STATED PROBLEM: Everything from the line containing "Recreate this image" through the line containing "import * as" must be written out exactly, and nothing more; leave any pictures out.
## Begin EXERCISE INPUT
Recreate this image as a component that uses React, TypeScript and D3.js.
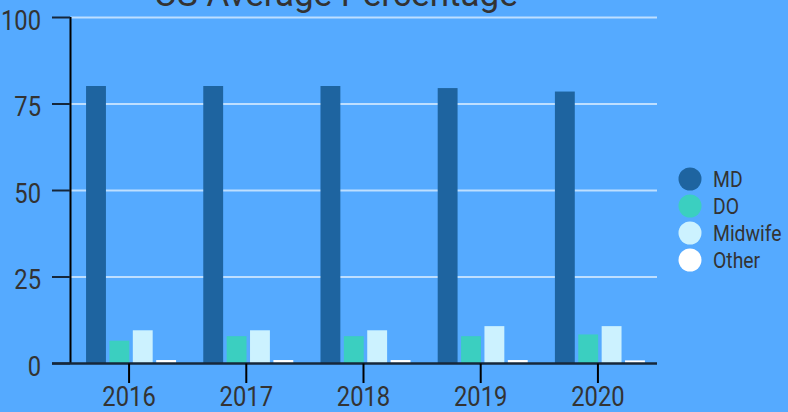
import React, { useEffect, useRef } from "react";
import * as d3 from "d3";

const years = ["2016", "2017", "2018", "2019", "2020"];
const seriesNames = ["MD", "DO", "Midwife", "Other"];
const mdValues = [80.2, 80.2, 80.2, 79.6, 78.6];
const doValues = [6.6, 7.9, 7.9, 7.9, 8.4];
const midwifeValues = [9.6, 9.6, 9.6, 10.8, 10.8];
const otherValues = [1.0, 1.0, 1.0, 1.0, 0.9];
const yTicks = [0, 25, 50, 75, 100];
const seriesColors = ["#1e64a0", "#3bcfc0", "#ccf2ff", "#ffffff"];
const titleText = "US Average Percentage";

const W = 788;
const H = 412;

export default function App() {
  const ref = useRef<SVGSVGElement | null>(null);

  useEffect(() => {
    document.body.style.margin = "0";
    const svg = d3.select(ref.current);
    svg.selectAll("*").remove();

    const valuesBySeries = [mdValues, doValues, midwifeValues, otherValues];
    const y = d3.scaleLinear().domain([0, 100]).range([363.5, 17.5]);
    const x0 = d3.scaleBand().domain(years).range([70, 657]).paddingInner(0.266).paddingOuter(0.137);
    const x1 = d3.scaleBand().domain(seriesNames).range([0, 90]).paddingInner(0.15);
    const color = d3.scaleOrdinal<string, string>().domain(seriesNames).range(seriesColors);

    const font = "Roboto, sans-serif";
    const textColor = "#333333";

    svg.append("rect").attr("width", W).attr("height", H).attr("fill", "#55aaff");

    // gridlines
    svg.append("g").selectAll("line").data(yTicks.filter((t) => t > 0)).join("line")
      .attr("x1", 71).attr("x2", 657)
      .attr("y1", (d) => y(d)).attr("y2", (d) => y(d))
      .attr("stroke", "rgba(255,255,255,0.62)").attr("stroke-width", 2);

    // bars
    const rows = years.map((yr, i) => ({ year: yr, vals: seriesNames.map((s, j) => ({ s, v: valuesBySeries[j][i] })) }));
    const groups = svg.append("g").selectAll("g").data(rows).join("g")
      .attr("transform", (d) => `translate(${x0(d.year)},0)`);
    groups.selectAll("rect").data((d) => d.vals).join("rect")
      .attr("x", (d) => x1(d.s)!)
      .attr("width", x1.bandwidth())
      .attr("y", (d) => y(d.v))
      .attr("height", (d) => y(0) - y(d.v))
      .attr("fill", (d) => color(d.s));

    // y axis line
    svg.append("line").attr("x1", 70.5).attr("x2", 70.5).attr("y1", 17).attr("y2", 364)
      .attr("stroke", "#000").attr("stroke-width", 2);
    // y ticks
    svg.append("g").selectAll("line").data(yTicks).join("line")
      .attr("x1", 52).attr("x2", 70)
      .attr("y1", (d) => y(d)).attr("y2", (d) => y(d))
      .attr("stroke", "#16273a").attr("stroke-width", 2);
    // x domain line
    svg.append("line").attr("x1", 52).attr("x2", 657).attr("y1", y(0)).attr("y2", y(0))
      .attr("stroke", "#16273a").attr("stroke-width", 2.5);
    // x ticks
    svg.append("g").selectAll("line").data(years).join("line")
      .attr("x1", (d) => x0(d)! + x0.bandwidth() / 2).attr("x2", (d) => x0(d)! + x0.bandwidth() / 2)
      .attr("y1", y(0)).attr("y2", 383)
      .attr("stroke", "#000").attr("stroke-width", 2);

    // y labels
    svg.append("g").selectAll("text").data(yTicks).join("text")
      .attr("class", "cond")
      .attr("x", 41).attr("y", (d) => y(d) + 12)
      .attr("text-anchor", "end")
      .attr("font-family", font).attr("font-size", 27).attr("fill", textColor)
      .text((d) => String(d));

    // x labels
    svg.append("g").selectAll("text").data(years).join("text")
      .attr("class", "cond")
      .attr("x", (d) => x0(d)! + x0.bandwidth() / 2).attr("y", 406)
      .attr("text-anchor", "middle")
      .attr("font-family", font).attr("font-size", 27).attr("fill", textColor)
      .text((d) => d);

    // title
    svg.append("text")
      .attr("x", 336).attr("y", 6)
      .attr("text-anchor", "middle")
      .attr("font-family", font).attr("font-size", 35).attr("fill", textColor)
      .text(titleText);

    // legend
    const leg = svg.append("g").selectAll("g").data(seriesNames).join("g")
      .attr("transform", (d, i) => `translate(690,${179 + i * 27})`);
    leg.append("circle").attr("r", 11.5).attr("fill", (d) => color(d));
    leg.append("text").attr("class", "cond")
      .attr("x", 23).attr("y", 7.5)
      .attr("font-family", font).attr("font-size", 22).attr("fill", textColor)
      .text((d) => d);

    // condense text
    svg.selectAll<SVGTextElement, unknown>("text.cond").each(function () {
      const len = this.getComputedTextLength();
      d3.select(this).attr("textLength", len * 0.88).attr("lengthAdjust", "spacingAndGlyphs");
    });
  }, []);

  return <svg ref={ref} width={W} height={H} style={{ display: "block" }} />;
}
## End EXERCISE INPUT
## Begin EXERCISE INPUT
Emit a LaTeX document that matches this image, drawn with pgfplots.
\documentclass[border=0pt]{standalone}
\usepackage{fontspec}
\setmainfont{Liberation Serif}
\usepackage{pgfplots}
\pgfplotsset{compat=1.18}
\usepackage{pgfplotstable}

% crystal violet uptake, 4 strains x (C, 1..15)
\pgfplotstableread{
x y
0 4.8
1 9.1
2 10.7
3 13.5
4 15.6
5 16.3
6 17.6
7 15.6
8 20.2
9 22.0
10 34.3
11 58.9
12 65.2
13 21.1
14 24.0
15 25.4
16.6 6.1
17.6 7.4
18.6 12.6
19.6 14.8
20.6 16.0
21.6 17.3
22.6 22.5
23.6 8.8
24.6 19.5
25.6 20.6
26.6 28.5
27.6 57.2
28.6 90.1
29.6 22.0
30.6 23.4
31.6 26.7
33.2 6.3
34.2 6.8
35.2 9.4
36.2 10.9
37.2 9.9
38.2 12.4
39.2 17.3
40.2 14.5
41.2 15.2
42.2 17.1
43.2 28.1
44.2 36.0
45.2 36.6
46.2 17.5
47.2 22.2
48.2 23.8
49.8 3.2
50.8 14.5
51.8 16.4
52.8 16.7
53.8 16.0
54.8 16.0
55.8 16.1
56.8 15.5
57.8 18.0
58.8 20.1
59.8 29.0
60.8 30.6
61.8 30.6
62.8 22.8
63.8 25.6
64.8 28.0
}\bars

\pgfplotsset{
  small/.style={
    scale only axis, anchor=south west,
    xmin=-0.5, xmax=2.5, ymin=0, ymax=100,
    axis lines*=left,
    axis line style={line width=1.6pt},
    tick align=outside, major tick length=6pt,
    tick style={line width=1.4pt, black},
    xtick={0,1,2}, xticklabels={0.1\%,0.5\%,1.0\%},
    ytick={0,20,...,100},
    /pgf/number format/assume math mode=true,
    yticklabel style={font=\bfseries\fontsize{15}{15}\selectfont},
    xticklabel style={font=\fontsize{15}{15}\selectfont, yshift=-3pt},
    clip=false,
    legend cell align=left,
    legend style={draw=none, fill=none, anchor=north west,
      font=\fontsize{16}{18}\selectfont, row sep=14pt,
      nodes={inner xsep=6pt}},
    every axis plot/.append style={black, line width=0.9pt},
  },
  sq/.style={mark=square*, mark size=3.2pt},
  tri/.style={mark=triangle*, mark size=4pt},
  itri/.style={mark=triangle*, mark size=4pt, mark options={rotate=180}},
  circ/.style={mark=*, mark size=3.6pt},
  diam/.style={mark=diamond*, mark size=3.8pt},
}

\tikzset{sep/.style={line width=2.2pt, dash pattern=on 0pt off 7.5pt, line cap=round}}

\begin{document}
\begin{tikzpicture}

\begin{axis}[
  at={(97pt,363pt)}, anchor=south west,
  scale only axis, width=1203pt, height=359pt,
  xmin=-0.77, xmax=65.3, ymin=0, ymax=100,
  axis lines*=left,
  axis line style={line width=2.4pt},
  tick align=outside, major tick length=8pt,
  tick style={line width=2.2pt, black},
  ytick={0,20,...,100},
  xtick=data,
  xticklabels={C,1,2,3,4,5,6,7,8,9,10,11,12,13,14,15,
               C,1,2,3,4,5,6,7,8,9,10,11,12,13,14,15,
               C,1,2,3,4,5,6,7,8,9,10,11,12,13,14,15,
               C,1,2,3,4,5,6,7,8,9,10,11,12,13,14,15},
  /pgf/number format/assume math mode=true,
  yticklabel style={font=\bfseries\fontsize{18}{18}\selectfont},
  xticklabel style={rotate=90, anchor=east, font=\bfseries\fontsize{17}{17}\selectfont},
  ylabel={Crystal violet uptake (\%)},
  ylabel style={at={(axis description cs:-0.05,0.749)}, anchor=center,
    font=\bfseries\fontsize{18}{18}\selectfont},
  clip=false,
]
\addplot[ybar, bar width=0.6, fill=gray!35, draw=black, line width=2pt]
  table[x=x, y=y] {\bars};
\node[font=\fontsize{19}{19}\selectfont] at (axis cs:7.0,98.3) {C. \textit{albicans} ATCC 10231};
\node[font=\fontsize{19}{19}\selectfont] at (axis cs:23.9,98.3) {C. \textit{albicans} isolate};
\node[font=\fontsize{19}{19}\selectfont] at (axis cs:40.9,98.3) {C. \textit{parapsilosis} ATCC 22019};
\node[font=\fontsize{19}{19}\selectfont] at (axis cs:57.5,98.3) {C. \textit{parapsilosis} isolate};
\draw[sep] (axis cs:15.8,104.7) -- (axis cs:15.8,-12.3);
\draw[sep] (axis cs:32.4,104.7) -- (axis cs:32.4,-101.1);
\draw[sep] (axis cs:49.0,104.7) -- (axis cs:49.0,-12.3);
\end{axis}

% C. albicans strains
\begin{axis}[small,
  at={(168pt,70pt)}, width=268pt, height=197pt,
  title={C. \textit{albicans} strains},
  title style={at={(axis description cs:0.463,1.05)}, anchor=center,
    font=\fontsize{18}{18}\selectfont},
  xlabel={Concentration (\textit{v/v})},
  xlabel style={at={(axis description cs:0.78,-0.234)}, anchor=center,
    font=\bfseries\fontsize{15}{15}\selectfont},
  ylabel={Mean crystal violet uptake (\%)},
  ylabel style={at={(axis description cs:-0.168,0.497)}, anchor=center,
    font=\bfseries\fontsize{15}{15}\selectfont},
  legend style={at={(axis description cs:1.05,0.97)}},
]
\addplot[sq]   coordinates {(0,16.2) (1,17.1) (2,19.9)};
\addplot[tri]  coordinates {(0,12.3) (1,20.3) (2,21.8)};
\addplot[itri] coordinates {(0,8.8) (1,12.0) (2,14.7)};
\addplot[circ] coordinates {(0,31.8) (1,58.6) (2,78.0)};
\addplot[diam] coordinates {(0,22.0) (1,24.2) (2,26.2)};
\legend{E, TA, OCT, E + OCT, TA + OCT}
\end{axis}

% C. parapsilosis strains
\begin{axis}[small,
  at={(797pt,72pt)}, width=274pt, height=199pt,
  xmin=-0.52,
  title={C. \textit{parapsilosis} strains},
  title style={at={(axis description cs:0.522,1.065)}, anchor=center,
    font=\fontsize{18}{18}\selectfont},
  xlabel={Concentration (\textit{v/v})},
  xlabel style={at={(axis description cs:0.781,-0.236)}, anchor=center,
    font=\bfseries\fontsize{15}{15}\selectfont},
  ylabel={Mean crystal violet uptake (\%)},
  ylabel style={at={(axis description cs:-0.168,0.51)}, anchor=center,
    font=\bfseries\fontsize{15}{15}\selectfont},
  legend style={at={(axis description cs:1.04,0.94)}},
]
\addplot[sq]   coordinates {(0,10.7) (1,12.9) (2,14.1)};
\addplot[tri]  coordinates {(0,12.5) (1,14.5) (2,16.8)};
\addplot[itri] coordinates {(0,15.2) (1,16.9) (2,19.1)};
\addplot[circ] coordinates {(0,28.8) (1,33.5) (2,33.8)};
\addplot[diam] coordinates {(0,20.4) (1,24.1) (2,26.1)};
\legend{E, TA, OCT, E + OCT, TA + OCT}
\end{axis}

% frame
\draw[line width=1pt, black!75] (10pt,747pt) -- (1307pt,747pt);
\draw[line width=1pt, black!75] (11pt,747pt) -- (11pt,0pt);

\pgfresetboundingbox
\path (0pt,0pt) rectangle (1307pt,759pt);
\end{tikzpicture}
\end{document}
## End EXERCISE INPUT
## Begin EXERCISE INPUT
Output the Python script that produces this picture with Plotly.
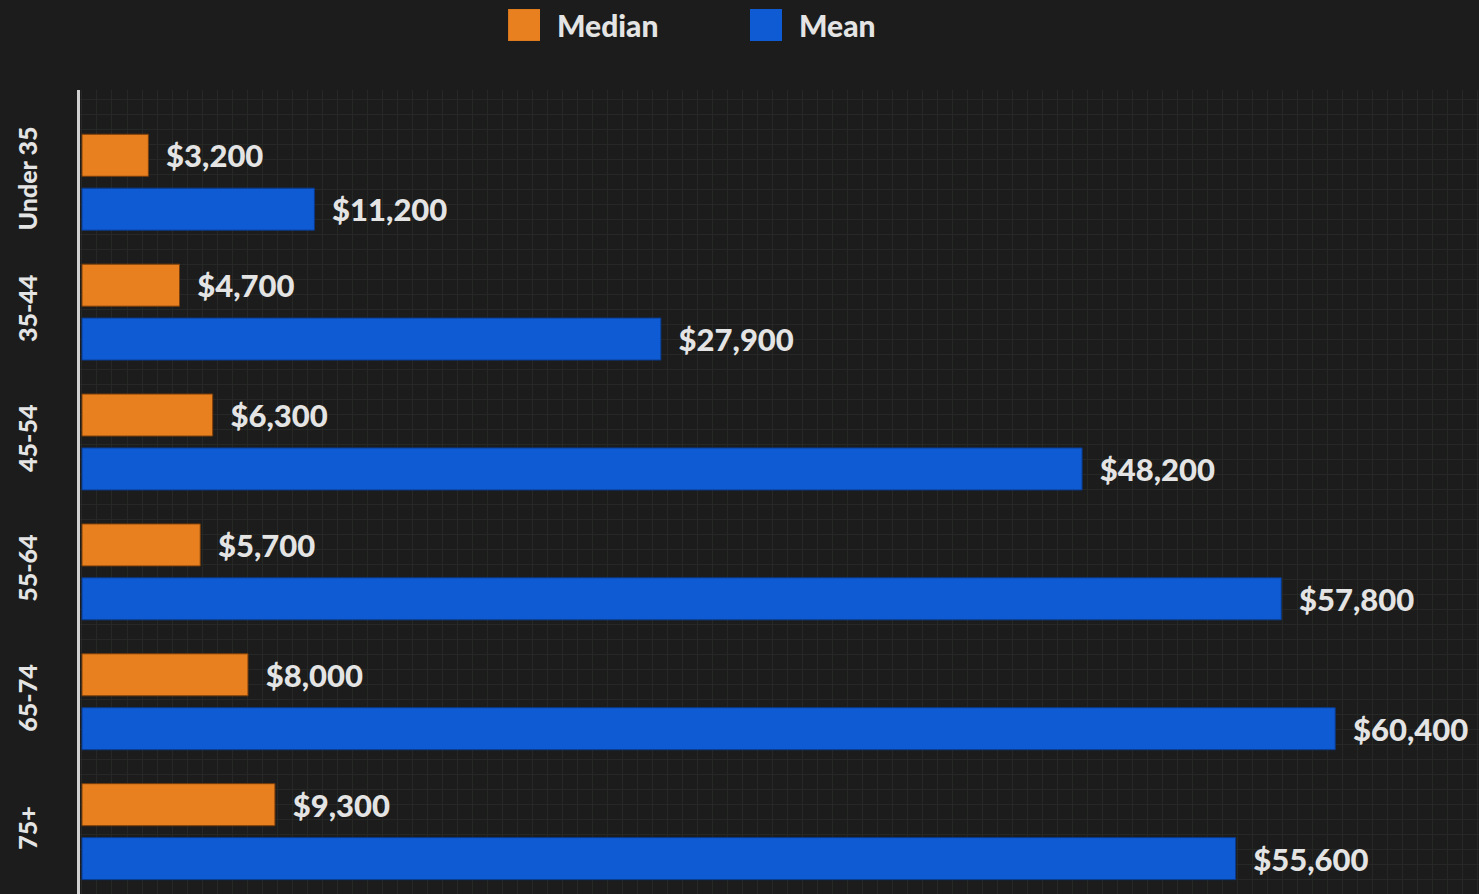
## End EXERCISE INPUT
EXERCISE ANSWER:
Recreate this image as a component that uses React, TypeScript and D3.js.
import React, { useEffect, useRef } from "react";
import * as d3 from "d3";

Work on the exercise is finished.